I know I’m a man, but I struggle with my body image too

The pressure of being a male in today’s society is cut-throat, having to conform to a certain body type, a certain ‘way’ of looking.

I’ve never really been body confident… but is anyone these days?

I’ve always had issues with the way I look, I’ve never really felt like I look good – I know we all feel this way.

You see these gym goers flexing their muscles…. whilst you’re tucking into 20 chicken nuggets from McDonalds.

Do we conform to society? I’ve struggled with my weight, I’m either too skinny or too fat. There is no in-between. As a male I feel such a pressure to look a certain way, if I don’t look that certain way, there is no interest.

Why do I feel like this? What is attractive? Correct me if I’m wrong but I’ve never seen an overweight guy on the front of a magazine. And that sucks. Because it sends off the message that if you’re not the ‘magazine type’, you’re not worth celebrating.

Why do we paint a perfect picture of something that isn’t everyone’s version of perfection?

You may think that it’s only women who feel the pressure of weighing a certain weight or looking a certain way, but men feel this way too.

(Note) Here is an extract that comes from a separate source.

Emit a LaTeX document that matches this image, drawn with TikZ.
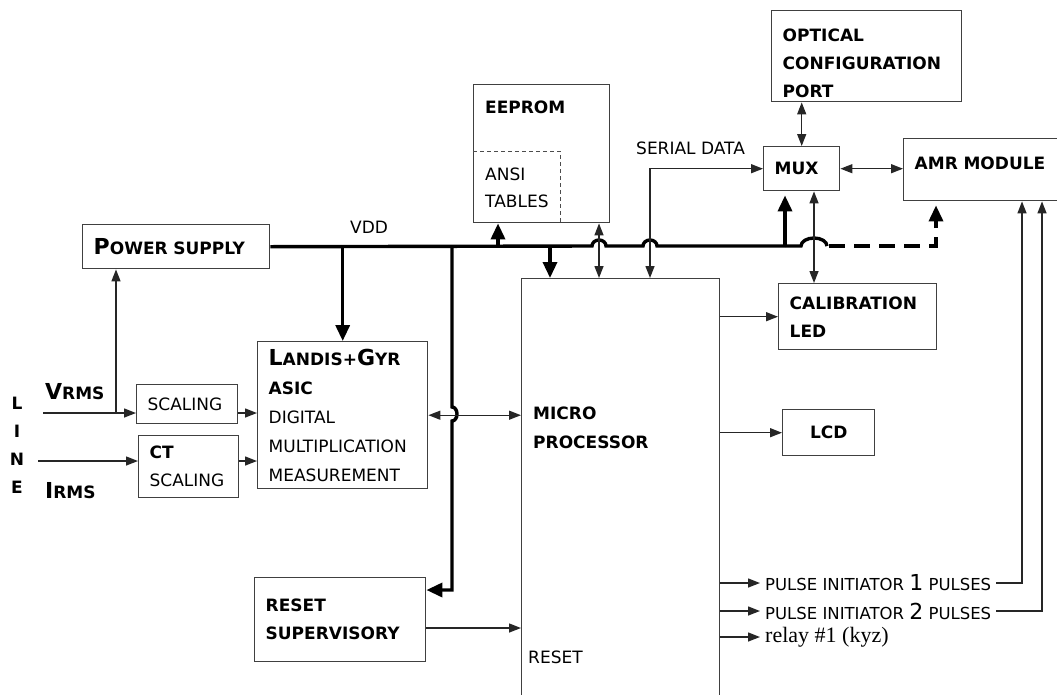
\documentclass[tikz,border=0pt]{standalone}
\usepackage{fontspec}
\setmainfont{DejaVu Sans}
\newfontfamily\relayfont{Liberation Serif}
\usetikzlibrary{arrows.meta,positioning}
\newcommand{\lgch}[1]{{\fontsize{22}{28}\selectfont #1}}

\begin{document}
\begin{tikzpicture}[x=1pt,y=-1pt,
  blk/.style={draw=black!75,line width=1.4pt,anchor=north west,
              inner xsep=11pt,inner ysep=0pt,align=left,
              font={\fontsize{17}{28}\selectfont}},
  bf/.style={font={\fontsize{17}{28}\selectfont\bfseries}},
  lbl/.style={anchor=west,inner sep=0pt,align=left,
              font={\fontsize{17}{28}\selectfont}},
  hd/.style={lbl,font={\fontsize{17}{28}\selectfont\bfseries}},
  sig/.style={draw=black!85,line width=1.4pt,>={Triangle[length=12pt,width=9pt]}},
  bus/.style={line width=3.4pt,>={Triangle[length=16pt,width=14pt]}}
]
\useasboundingbox (0,0) rectangle (1057,694);

% blocks
\node[blk,bf,text width=165pt,minimum height=44pt] (power) at (82,224) {\lgch{P}OWER SUPPLY};
\node[blk,minimum width=136pt,minimum height=138pt] (eeprom) at (473,84) {};
\node[blk,bf,text width=168pt,minimum height=91pt] (optical) at (771,10)
  {\rule{0pt}{26pt}OPTICAL\\CONFIGURATION\\PORT};
\node[blk,bf,text width=54pt,minimum height=44pt] (mux) at (763,146) {MUX};
\node[blk,bf,text width=138pt,minimum height=62pt,text depth=14pt] (amr) at (903,138) {AMR MODULE};
\node[blk,bf,text width=136pt,minimum height=66pt] (cal) at (778,283) {CALIBRATION\\LED};
\node[blk,bf,text width=70pt,minimum height=46pt,align=center] (lcd) at (782,409) {LCD};
\node[blk,minimum width=198pt,minimum height=430pt] (micro) at (521,278) {};
\node[blk,text width=148pt,minimum height=147pt,font={\fontsize{17}{29}\selectfont}] (asic) at (257,341)
  {\textbf{\lgch{L}ANDIS+\lgch{G}YR}\\\textbf{ASIC}\\DIGITAL\\MULTIPLICATION\\MEASUREMENT};
\node[blk,text width=79pt,minimum height=39pt] (vscale) at (136,384) {SCALING};
\node[blk,text width=78pt,minimum height=62pt] (ct) at (138,435) {\textbf{CT}\\SCALING};
\node[blk,bf,text width=149pt,minimum height=84pt] (reset) at (254,577) {RESET\\SUPERVISORY};

% texts inside eeprom and micro
\node[hd] (eeptitle) at (485,107) {EEPROM};
\node[lbl,font={\fontsize{17}{27}\selectfont}] (ansi) at (485,188) {ANSI\\TABLES};
\draw[black!70,line width=1pt,dash pattern=on 4pt off 3pt]
  (eeprom.west |- 0,151) -- (560,151) -- (eeprom.south -| 560,0);
\node[hd,font={\fontsize{17}{29}\selectfont\bfseries}] (mptext) at (533,428) {MICRO\\PROCESSOR};
\node[lbl] (mpreset) at (528,657) {RESET};

% labels
\node[lbl] (vdd) at (350,227) {VDD};
\node[lbl] (serial) at (636,148) {SERIAL DATA};
\node[hd] (vrms) at (45,392) {\lgch{V}RMS};
\node[hd] (irms) at (45,491) {\lgch{I}RMS};
\node[hd,anchor=center] (ln1) at (17,403) {L};
\node[hd,anchor=center] (ln2) at (17,431) {I};
\node[hd,anchor=center] (ln3) at (17,459) {N};
\node[hd,anchor=center] (ln4) at (17,487) {E};
\node[lbl,font={\fontsize{16.5}{20}\selectfont}] (pulse1) at (765,583) {PULSE INITIATOR \lgch{1} PULSES};
\node[lbl,font={\fontsize{16.5}{20}\selectfont}] (pulse2) at (765,611) {PULSE INITIATOR \lgch{2} PULSES};
\node[lbl,font={\relayfont\fontsize{22}{24}\selectfont}] (relay) at (765,637) {relay \#1 (kyz)};

% bus taps
\coordinate (tapA) at (asic.north |- power.east);
\coordinate (tapR) at (452,246);
\coordinate (tapE) at (498,246);
\coordinate (tapM) at (550,246);
\coordinate (jmux) at (785,246);
\coordinate (vin) at (43,413);
\coordinate (vbr) at (116,413);
\coordinate (iin) at (38,461);

% VDD bus
\draw[bus] (power.east) -- (592,246) arc[start angle=180,end angle=0,x radius=7pt,y radius=6pt]
  -- (643,246) arc[start angle=180,end angle=0,x radius=7pt,y radius=6pt] -- (jmux);
\draw[bus,->] (tapA) -- (asic.north);
\draw[bus,->] (tapE) -- (tapE |- eeprom.south);
\draw[bus,->] (tapM) -- (tapM |- micro.north);
\draw[bus,->,shorten >=4pt] (jmux) -- (jmux |- mux.south);
\draw[bus,->] (tapR) -- (452,407) arc[start angle=90,end angle=-90,x radius=5pt,y radius=7pt]
  -- (452,590) -- (reset.east |- 0,590);
\draw[bus] (jmux) -- (801,246) arc[start angle=180,end angle=0,x radius=13pt,y radius=8pt];
\draw[bus,->,shorten >=4pt,dash pattern=on 16pt off 9pt] (829,246) -- (936,246) -- (amr.south -| 936,0);

% signals
\draw[sig,->] (vin) -- (vin -| vscale.west);
\draw[sig,->] (vbr) -- (power.south -| vbr);
\draw[sig,->] (iin) -- (iin -| ct.west);
\draw[sig,->] (vscale.east |- vin) -- (asic.west |- vin);
\draw[sig,->] (ct.east |- iin) -- (asic.west |- iin);
\draw[sig,<->] (asic.east) -- (asic.east -| micro.west);
\draw[sig,->] (reset.east |- 0,628) -- (micro.west |- 0,628);
\draw[sig,<->] (eeprom.south -| 599,0) -- (micro.north -| 599,0);
\draw[sig,<->] (micro.north -| 650,0) |- (mux.west);
\draw[sig,<->] (optical.south -| mux.north) -- (mux.north);
\draw[sig,<->] (mux.east) -- (mux.east -| amr.west);
\draw[sig,<->] (mux.south -| 814,0) -- (cal.north -| 814,0);
\draw[sig,->] (micro.east |- cal.west) -- (cal.west);
\draw[sig,->] (micro.east |- lcd.west) -- (lcd.west);
\draw[sig,->] (micro.east |- pulse1.west) -- ([xshift=-5pt]pulse1.west);
\draw[sig,->] (micro.east |- pulse2.west) -- ([xshift=-5pt]pulse2.west);
\draw[sig,->] (micro.east |- relay.west) -- ([xshift=-5pt]relay.west);
\draw[sig,->] ([xshift=5pt]pulse1.east) -| (amr.south -| 1022,0);
\draw[sig,->] ([xshift=5pt]pulse2.east) -| (amr.south -| 1042,0);
\end{tikzpicture}
\end{document}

What makes a person ‘attractive’? People say it’s not just about how someone looks. I agree its not – but i’ll be damned if  I haven’t been judged by my appearance in my life.

You can go through life thinking that as long as you’re happy it doesn’t matter, but this isn’t the way it is for me.

I feel the pressure to look a certain way. I will avoid looking at myself in the mirror because I don’t want to see what’s staring back at me.

And deep down, I know this isn’t healthy. Deep down, I know I need to talk about it.

In fact, I know all men who feel this way about their bodies need to talk about it. And I feel the time to start talking is now.